>> start DATASET RECORDS

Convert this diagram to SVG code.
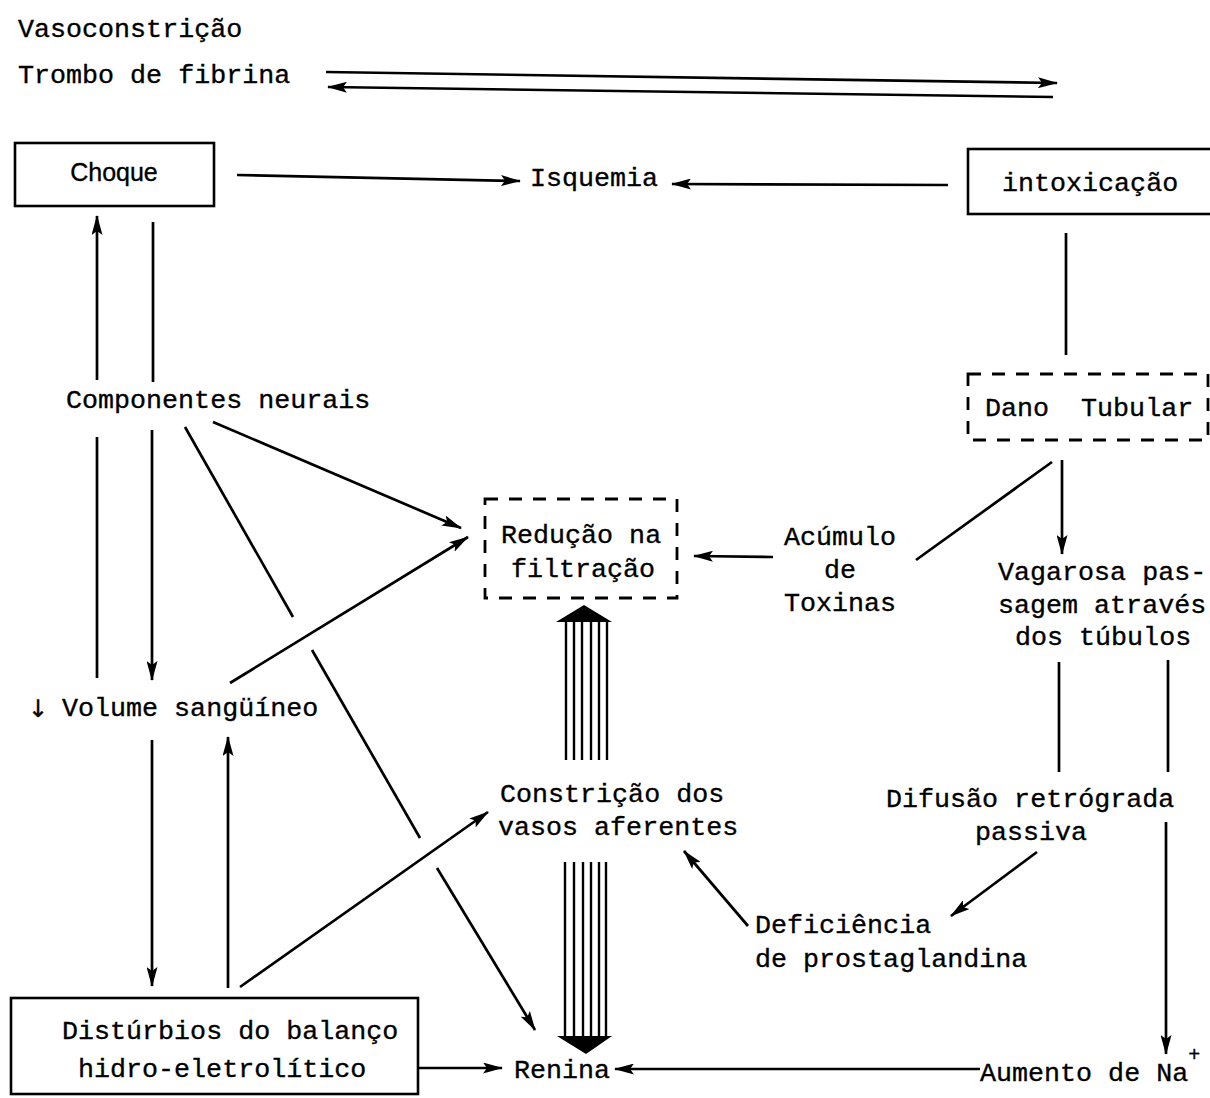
<svg xmlns="http://www.w3.org/2000/svg" width="1210" height="1098" viewBox="0 0 1210 1098">
<style>
  text { font-family: "Liberation Mono", "DejaVu Sans Mono", monospace; font-size: 26.7px; fill: #000; stroke: #000; stroke-width: 0.35; }
  .sans { font-family: "Liberation Sans", Arial, sans-serif; font-size: 25px; }
  .box { fill: none; stroke: #000; stroke-width: 2.6; }
  .dash { fill: none; stroke: #000; stroke-width: 2.8; stroke-dasharray: 13 11; }
  .ln { fill: none; stroke: #000; stroke-width: 2.7; }
  .ar { fill: none; stroke: #000; stroke-width: 2.7; marker-end: url(#ah); }
  .hatch { stroke: #000; stroke-width: 2.4; }
</style>
<defs>
  <marker id="ah" viewBox="0 0 20 11" refX="19" refY="5.5" markerWidth="20" markerHeight="11" markerUnits="userSpaceOnUse" orient="auto">
    <path d="M0,0 L20,5.5 L0,11 L4,5.5 z" fill="#000"/>
  </marker>
</defs>
<rect width="1210" height="1098" fill="#fff"/>

<g id="vasoconstricao"><text x="18" y="37">Vasoconstrição</text></g>
<g id="trombo"><text x="18" y="83">Trombo de fibrina</text></g>

<g id="choque">
  <rect class="box" x="15" y="143" width="199" height="63"/>
  <text class="sans" x="114" y="181" text-anchor="middle">Choque</text>
</g>
<g id="isquemia"><text x="530" y="186">Isquemia</text></g>
<g id="intoxicacao">
  <rect class="box" x="968" y="149" width="250" height="65"/>
  <text x="1002" y="191">intoxicação</text>
</g>
<g id="componentes"><text x="66" y="408">Componentes neurais</text></g>
<g id="dano">
  <rect class="dash" x="968" y="374" width="240" height="66"/>
  <text x="985" y="416" word-spacing="16">Dano Tubular</text>
</g>
<g id="reducao">
  <rect class="dash" x="485" y="499" width="192" height="99"/>
  <text x="501" y="543">Redução na</text>
  <text x="511" y="577">filtração</text>
</g>
<g id="acumulo">
  <text x="840" y="545" text-anchor="middle">Acúmulo</text>
  <text x="840" y="578" text-anchor="middle">de</text>
  <text x="840" y="611" text-anchor="middle">Toxinas</text>
</g>
<g id="vagarosa">
  <text x="998" y="580">Vagarosa pas-</text>
  <text x="998" y="613">sagem através</text>
  <text x="1015" y="645">dos túbulos</text>
</g>
<g id="volume">
  <text x="38" y="717" style="font-family:'DejaVu Sans',sans-serif;font-size:24px" text-anchor="middle">↓</text>
  <text x="62" y="716">Volume sangüíneo</text>
</g>
<g id="constricao">
  <text x="500" y="802">Constrição dos</text>
  <text x="498" y="835">vasos aferentes</text>
</g>
<g id="difusao">
  <text x="886" y="807">Difusão retrógrada</text>
  <text x="975" y="840">passiva</text>
</g>
<g id="deficiencia">
  <text x="755" y="933">Deficiência</text>
  <text x="755" y="967">de prostaglandina</text>
</g>
<g id="disturbios">
  <rect class="box" x="11" y="998" width="407" height="96"/>
  <text x="62" y="1039">Distúrbios do balanço</text>
  <text x="78" y="1077">hidro-eletrolítico</text>
</g>
<g id="renina"><text x="514" y="1078">Renina</text></g>
<g id="aumento">
  <text x="980" y="1081">Aumento de Na<tspan dy="-20" font-size="20">+</tspan></text>
</g>

<g id="connectors">
  <line class="ar" x1="326" y1="72" x2="1057" y2="83"/>
  <line class="ar" x1="1053" y1="97" x2="328" y2="87"/>
  <line class="ar" x1="237" y1="175" x2="520" y2="181"/>
  <line class="ar" x1="948" y1="185" x2="672" y2="184"/>
  <line class="ln" x1="1066" y1="233" x2="1066" y2="355"/>
  <line class="ar" x1="97" y1="380" x2="97" y2="216"/>
  <line class="ln" x1="153" y1="222" x2="153" y2="382"/>
  <line class="ln" x1="97" y1="437" x2="97" y2="678"/>
  <line class="ar" x1="152" y1="430" x2="152" y2="680"/>
  <line class="ar" x1="213" y1="422" x2="461" y2="528"/>
  <line class="ln" x1="185" y1="427" x2="293" y2="617"/>
  <line class="ln" x1="312" y1="650" x2="420" y2="838"/>
  <line class="ar" x1="437" y1="868" x2="535" y2="1030"/>
  <line class="ar" x1="230" y1="683" x2="468" y2="537"/>
  <line class="ar" x1="152" y1="740" x2="152" y2="986"/>
  <line class="ar" x1="228" y1="988" x2="228" y2="737"/>
  <line class="ar" x1="240" y1="987" x2="488" y2="812"/>
  <line class="ar" x1="418" y1="1068" x2="502" y2="1068"/>
  <line class="ar" x1="980" y1="1069" x2="615" y2="1069"/>
  <line class="ar" x1="773" y1="557" x2="694" y2="556"/>
  <line class="ln" x1="916" y1="560" x2="1052" y2="462"/>
  <line class="ar" x1="1062" y1="460" x2="1062" y2="554"/>
  <line class="ln" x1="1059" y1="662" x2="1059" y2="772"/>
  <line class="ln" x1="1168" y1="660" x2="1168" y2="772"/>
  <line class="ar" x1="1166" y1="822" x2="1166" y2="1054"/>
  <line class="ar" x1="1037" y1="852" x2="951" y2="916"/>
  <line class="ar" x1="748" y1="926" x2="684" y2="851"/>
  <g id="hatch-up" class="hatch">
    <line x1="566" y1="760" x2="566" y2="621"/>
    <line x1="574" y1="760" x2="574" y2="621"/>
    <line x1="582" y1="760" x2="582" y2="621"/>
    <line x1="591" y1="760" x2="591" y2="621"/>
    <line x1="599" y1="760" x2="599" y2="621"/>
    <line x1="607" y1="760" x2="607" y2="621"/>
    <path d="M556,622 L612,622 L584,605 z" fill="#000" stroke="none"/>
  </g>
  <g id="hatch-down" class="hatch">
    <line x1="565" y1="862" x2="565" y2="1038"/>
    <line x1="574" y1="862" x2="574" y2="1038"/>
    <line x1="583" y1="862" x2="583" y2="1038"/>
    <line x1="591" y1="862" x2="591" y2="1038"/>
    <line x1="599" y1="862" x2="599" y2="1038"/>
    <line x1="606" y1="862" x2="606" y2="1038"/>
    <path d="M557,1036 L612,1036 L586,1054 z" fill="#000" stroke="none"/>
  </g>
</g>
</svg>
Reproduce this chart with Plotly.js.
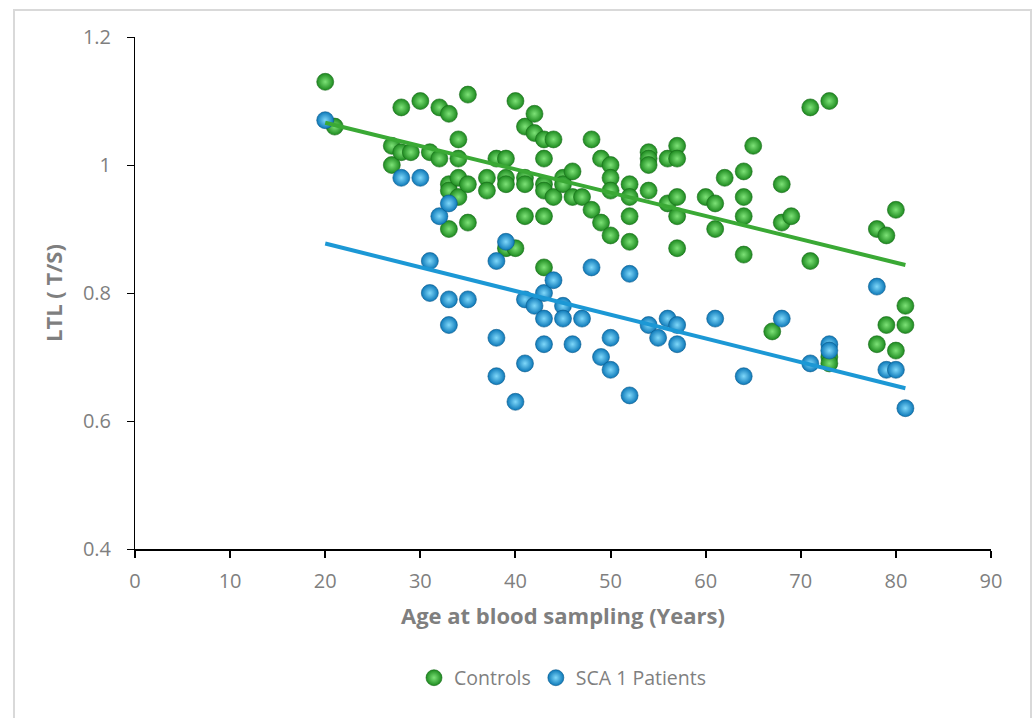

>> end DATASET RECORDS

(CHALLENGE): Extract every line of the data exactly; pictures stay out.

(SOLUTION FOR THIS TASK):
Convert this diagram to SVG code.
<svg xmlns="http://www.w3.org/2000/svg" width="1210" height="1098" viewBox="0 0 1210 1098">
<style>
  text { font-family: "Liberation Mono", "DejaVu Sans Mono", monospace; font-size: 26.7px; fill: #000; stroke: #000; stroke-width: 0.35; }
  .sans { font-family: "Liberation Sans", Arial, sans-serif; font-size: 25px; }
  .box { fill: none; stroke: #000; stroke-width: 2.6; }
  .dash { fill: none; stroke: #000; stroke-width: 2.8; stroke-dasharray: 13 11; }
  .ln { fill: none; stroke: #000; stroke-width: 2.7; }
  .ar { fill: none; stroke: #000; stroke-width: 2.7; marker-end: url(#ah); }
  .hatch { stroke: #000; stroke-width: 2.4; }
</style>
<defs>
  <marker id="ah" viewBox="0 0 20 11" refX="19" refY="5.5" markerWidth="20" markerHeight="11" markerUnits="userSpaceOnUse" orient="auto">
    <path d="M0,0 L20,5.5 L0,11 L4,5.5 z" fill="#000"/>
  </marker>
</defs>
<rect width="1210" height="1098" fill="#fff"/>

<g id="vasoconstricao"><text x="18" y="37">Vasoconstrição</text></g>
<g id="trombo"><text x="18" y="83">Trombo de fibrina</text></g>

<g id="choque">
  <rect class="box" x="15" y="143" width="199" height="63"/>
  <text class="sans" x="114" y="181" text-anchor="middle">Choque</text>
</g>
<g id="isquemia"><text x="530" y="186">Isquemia</text></g>
<g id="intoxicacao">
  <rect class="box" x="968" y="149" width="250" height="65"/>
  <text x="1002" y="191">intoxicação</text>
</g>
<g id="componentes"><text x="66" y="408">Componentes neurais</text></g>
<g id="dano">
  <rect class="dash" x="968" y="374" width="240" height="66"/>
  <text x="985" y="416" word-spacing="16">Dano Tubular</text>
</g>
<g id="reducao">
  <rect class="dash" x="485" y="499" width="192" height="99"/>
  <text x="501" y="543">Redução na</text>
  <text x="511" y="577">filtração</text>
</g>
<g id="acumulo">
  <text x="840" y="545" text-anchor="middle">Acúmulo</text>
  <text x="840" y="578" text-anchor="middle">de</text>
  <text x="840" y="611" text-anchor="middle">Toxinas</text>
</g>
<g id="vagarosa">
  <text x="998" y="580">Vagarosa pas-</text>
  <text x="998" y="613">sagem através</text>
  <text x="1015" y="645">dos túbulos</text>
</g>
<g id="volume">
  <text x="38" y="717" style="font-family:'DejaVu Sans',sans-serif;font-size:24px" text-anchor="middle">↓</text>
  <text x="62" y="716">Volume sangüíneo</text>
</g>
<g id="constricao">
  <text x="500" y="802">Constrição dos</text>
  <text x="498" y="835">vasos aferentes</text>
</g>
<g id="difusao">
  <text x="886" y="807">Difusão retrógrada</text>
  <text x="975" y="840">passiva</text>
</g>
<g id="deficiencia">
  <text x="755" y="933">Deficiência</text>
  <text x="755" y="967">de prostaglandina</text>
</g>
<g id="disturbios">
  <rect class="box" x="11" y="998" width="407" height="96"/>
  <text x="62" y="1039">Distúrbios do balanço</text>
  <text x="78" y="1077">hidro-eletrolítico</text>
</g>
<g id="renina"><text x="514" y="1078">Renina</text></g>
<g id="aumento">
  <text x="980" y="1081">Aumento de Na<tspan dy="-20" font-size="20">+</tspan></text>
</g>

<g id="connectors">
  <line class="ar" x1="326" y1="72" x2="1057" y2="83"/>
  <line class="ar" x1="1053" y1="97" x2="328" y2="87"/>
  <line class="ar" x1="237" y1="175" x2="520" y2="181"/>
  <line class="ar" x1="948" y1="185" x2="672" y2="184"/>
  <line class="ln" x1="1066" y1="233" x2="1066" y2="355"/>
  <line class="ar" x1="97" y1="380" x2="97" y2="216"/>
  <line class="ln" x1="153" y1="222" x2="153" y2="382"/>
  <line class="ln" x1="97" y1="437" x2="97" y2="678"/>
  <line class="ar" x1="152" y1="430" x2="152" y2="680"/>
  <line class="ar" x1="213" y1="422" x2="461" y2="528"/>
  <line class="ln" x1="185" y1="427" x2="293" y2="617"/>
  <line class="ln" x1="312" y1="650" x2="420" y2="838"/>
  <line class="ar" x1="437" y1="868" x2="535" y2="1030"/>
  <line class="ar" x1="230" y1="683" x2="468" y2="537"/>
  <line class="ar" x1="152" y1="740" x2="152" y2="986"/>
  <line class="ar" x1="228" y1="988" x2="228" y2="737"/>
  <line class="ar" x1="240" y1="987" x2="488" y2="812"/>
  <line class="ar" x1="418" y1="1068" x2="502" y2="1068"/>
  <line class="ar" x1="980" y1="1069" x2="615" y2="1069"/>
  <line class="ar" x1="773" y1="557" x2="694" y2="556"/>
  <line class="ln" x1="916" y1="560" x2="1052" y2="462"/>
  <line class="ar" x1="1062" y1="460" x2="1062" y2="554"/>
  <line class="ln" x1="1059" y1="662" x2="1059" y2="772"/>
  <line class="ln" x1="1168" y1="660" x2="1168" y2="772"/>
  <line class="ar" x1="1166" y1="822" x2="1166" y2="1054"/>
  <line class="ar" x1="1037" y1="852" x2="951" y2="916"/>
  <line class="ar" x1="748" y1="926" x2="684" y2="851"/>
  <g id="hatch-up" class="hatch">
    <line x1="566" y1="760" x2="566" y2="621"/>
    <line x1="574" y1="760" x2="574" y2="621"/>
    <line x1="582" y1="760" x2="582" y2="621"/>
    <line x1="591" y1="760" x2="591" y2="621"/>
    <line x1="599" y1="760" x2="599" y2="621"/>
    <line x1="607" y1="760" x2="607" y2="621"/>
    <path d="M556,622 L612,622 L584,605 z" fill="#000" stroke="none"/>
  </g>
  <g id="hatch-down" class="hatch">
    <line x1="565" y1="862" x2="565" y2="1038"/>
    <line x1="574" y1="862" x2="574" y2="1038"/>
    <line x1="583" y1="862" x2="583" y2="1038"/>
    <line x1="591" y1="862" x2="591" y2="1038"/>
    <line x1="599" y1="862" x2="599" y2="1038"/>
    <line x1="606" y1="862" x2="606" y2="1038"/>
    <path d="M557,1036 L612,1036 L586,1054 z" fill="#000" stroke="none"/>
  </g>
</g>
</svg>
Reproduce this chart with Plotly.js.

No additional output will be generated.